*EXERCISE PROMPT*: Render the material again word for word, skipping the pictures in it.

*INFORMATION PROVIDED*:

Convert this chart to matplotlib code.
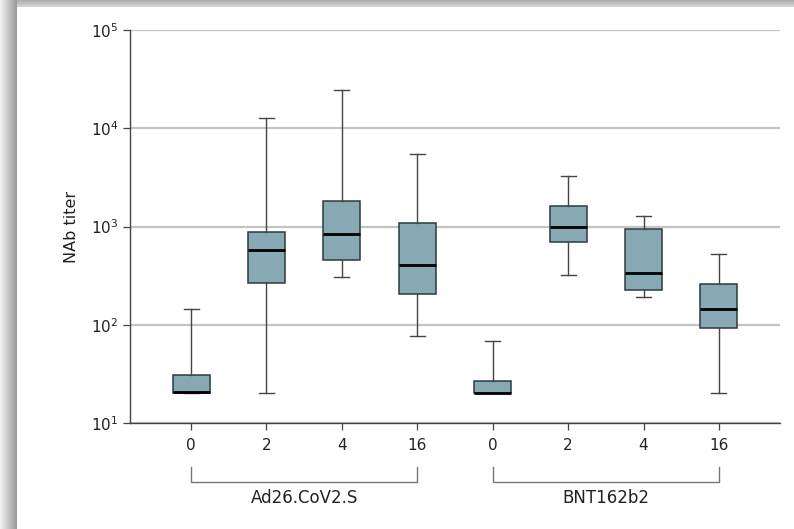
import numpy as np
import matplotlib
matplotlib.use("Agg")
import matplotlib.pyplot as plt
from matplotlib.ticker import LogLocator, NullLocator

# ---- data ----
tick_labels = ["0", "2", "4", "16", "0", "2", "4", "16"]
groups = ["Ad26.CoV2.S", "BNT162b2"]
group_span = [(1, 4), (5, 8)]
whislo = [20, 20, 308, 77, 20, 318, 191, 20]
q1 = [20, 267, 458, 204, 20, 689, 224, 92.5]
med = [20.5, 579, 843, 402, 20.2, 993, 338, 145]
q3 = [31, 871, 1800, 1091, 26.5, 1600, 948, 261]
whishi = [146, 12600, 24400, 5490, 68, 3240, 1268, 527]

W, H = 794, 529
fig = plt.figure(figsize=(W / 100, H / 100), dpi=100)
fig.patch.set_facecolor("white")

# decorative frame (left and top shaded bands)
band_l = fig.add_axes([0, 0, 17 / W, 1], zorder=-5)
grad = np.linspace(0.96, 0.60, 64)[None, :]
band_l.imshow(grad, cmap="gray", vmin=0, vmax=1, aspect="auto",
              extent=[0, 1, 0, 1])
band_l.axis("off")
band_t = fig.add_axes([17 / W, 1 - 7 / H, 1 - 17 / W, 7 / H], zorder=-5)
gradt = np.linspace(0.68, 0.84, 16)[:, None]
band_t.imshow(gradt, cmap="gray", vmin=0, vmax=1, aspect="auto",
              extent=[0, 1, 0, 1])
band_t.axis("off")

ax = fig.add_axes([130 / W, (H - 423) / H, 650 / W, 393 / H])

stats = []
for i in range(len(tick_labels)):
    stats.append(dict(whislo=whislo[i], q1=q1[i], med=med[i], q3=q3[i],
                      whishi=whishi[i], fliers=[], label=tick_labels[i]))
positions = np.arange(1, len(tick_labels) + 1)
ax.bxp(stats, positions=positions, widths=0.49, patch_artist=True,
       showfliers=False, capwidths=0.2,
       boxprops=dict(facecolor="#87a9b4", edgecolor="#2e3a3f", linewidth=1.1),
       medianprops=dict(color="black", linewidth=2.0),
       whiskerprops=dict(color="#444444", linewidth=1.0),
       capprops=dict(color="#444444", linewidth=1.0), zorder=3)

ax.set_yscale("log")
ax.set_ylim(10, 1e5)
ax.set_xlim(0.19, 8.81)
ax.yaxis.set_major_locator(LogLocator(base=10, numticks=10))
ax.yaxis.set_minor_locator(NullLocator())
ax.set_xticks(positions)
ax.set_xticklabels(tick_labels)
ax.grid(axis="y", which="major", color="#c4c4c4", linewidth=1.6, zorder=0)
ax.set_axisbelow(True)
for s in ["top", "right"]:
    ax.spines[s].set_visible(False)
for s in ["left", "bottom"]:
    ax.spines[s].set_color("#444444")
    ax.spines[s].set_linewidth(1.0)
ax.tick_params(axis="both", colors="#444444", labelcolor="#222222",
               labelsize=11, length=5, width=0.9)
ax.tick_params(axis="x", pad=6)
ax.set_ylabel("NAb titer", fontsize=11.5, color="#222222", labelpad=8)

# group brackets
trans = ax.get_xaxis_transform()
for (a, b), name in zip(group_span, groups):
    ax.plot([a, a, b, b], [-0.112, -0.150, -0.150, -0.112], color="#777777",
            linewidth=1.0, transform=trans, clip_on=False)
    ax.text((a + b) / 2, -0.19, name, transform=trans, ha="center",
            va="center", fontsize=12, color="#222222")

fig.savefig("out.png", dpi=100)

*TASK RESULT*:
Convert this chart to matplotlib code.
import numpy as np
import matplotlib
matplotlib.use("Agg")
import matplotlib.pyplot as plt
from matplotlib.ticker import LogLocator, NullLocator

# ---- data ----
tick_labels = ["0", "2", "4", "16", "0", "2", "4", "16"]
groups = ["Ad26.CoV2.S", "BNT162b2"]
group_span = [(1, 4), (5, 8)]
whislo = [20, 20, 308, 77, 20, 318, 191, 20]
q1 = [20, 267, 458, 204, 20, 689, 224, 92.5]
med = [20.5, 579, 843, 402, 20.2, 993, 338, 145]
q3 = [31, 871, 1800, 1091, 26.5, 1600, 948, 261]
whishi = [146, 12600, 24400, 5490, 68, 3240, 1268, 527]

W, H = 794, 529
fig = plt.figure(figsize=(W / 100, H / 100), dpi=100)
fig.patch.set_facecolor("white")

# decorative frame (left and top shaded bands)
band_l = fig.add_axes([0, 0, 17 / W, 1], zorder=-5)
grad = np.linspace(0.96, 0.60, 64)[None, :]
band_l.imshow(grad, cmap="gray", vmin=0, vmax=1, aspect="auto",
              extent=[0, 1, 0, 1])
band_l.axis("off")
band_t = fig.add_axes([17 / W, 1 - 7 / H, 1 - 17 / W, 7 / H], zorder=-5)
gradt = np.linspace(0.68, 0.84, 16)[:, None]
band_t.imshow(gradt, cmap="gray", vmin=0, vmax=1, aspect="auto",
              extent=[0, 1, 0, 1])
band_t.axis("off")

ax = fig.add_axes([130 / W, (H - 423) / H, 650 / W, 393 / H])

stats = []
for i in range(len(tick_labels)):
    stats.append(dict(whislo=whislo[i], q1=q1[i], med=med[i], q3=q3[i],
                      whishi=whishi[i], fliers=[], label=tick_labels[i]))
positions = np.arange(1, len(tick_labels) + 1)
ax.bxp(stats, positions=positions, widths=0.49, patch_artist=True,
       showfliers=False, capwidths=0.2,
       boxprops=dict(facecolor="#87a9b4", edgecolor="#2e3a3f", linewidth=1.1),
       medianprops=dict(color="black", linewidth=2.0),
       whiskerprops=dict(color="#444444", linewidth=1.0),
       capprops=dict(color="#444444", linewidth=1.0), zorder=3)

ax.set_yscale("log")
ax.set_ylim(10, 1e5)
ax.set_xlim(0.19, 8.81)
ax.yaxis.set_major_locator(LogLocator(base=10, numticks=10))
ax.yaxis.set_minor_locator(NullLocator())
ax.set_xticks(positions)
ax.set_xticklabels(tick_labels)
ax.grid(axis="y", which="major", color="#c4c4c4", linewidth=1.6, zorder=0)
ax.set_axisbelow(True)
for s in ["top", "right"]:
    ax.spines[s].set_visible(False)
for s in ["left", "bottom"]:
    ax.spines[s].set_color("#444444")
    ax.spines[s].set_linewidth(1.0)
ax.tick_params(axis="both", colors="#444444", labelcolor="#222222",
               labelsize=11, length=5, width=0.9)
ax.tick_params(axis="x", pad=6)
ax.set_ylabel("NAb titer", fontsize=11.5, color="#222222", labelpad=8)

# group brackets
trans = ax.get_xaxis_transform()
for (a, b), name in zip(group_span, groups):
    ax.plot([a, a, b, b], [-0.112, -0.150, -0.150, -0.112], color="#777777",
            linewidth=1.0, transform=trans, clip_on=False)
    ax.text((a + b) / 2, -0.19, name, transform=trans, ha="center",
            va="center", fontsize=12, color="#222222")

fig.savefig("out.png", dpi=100)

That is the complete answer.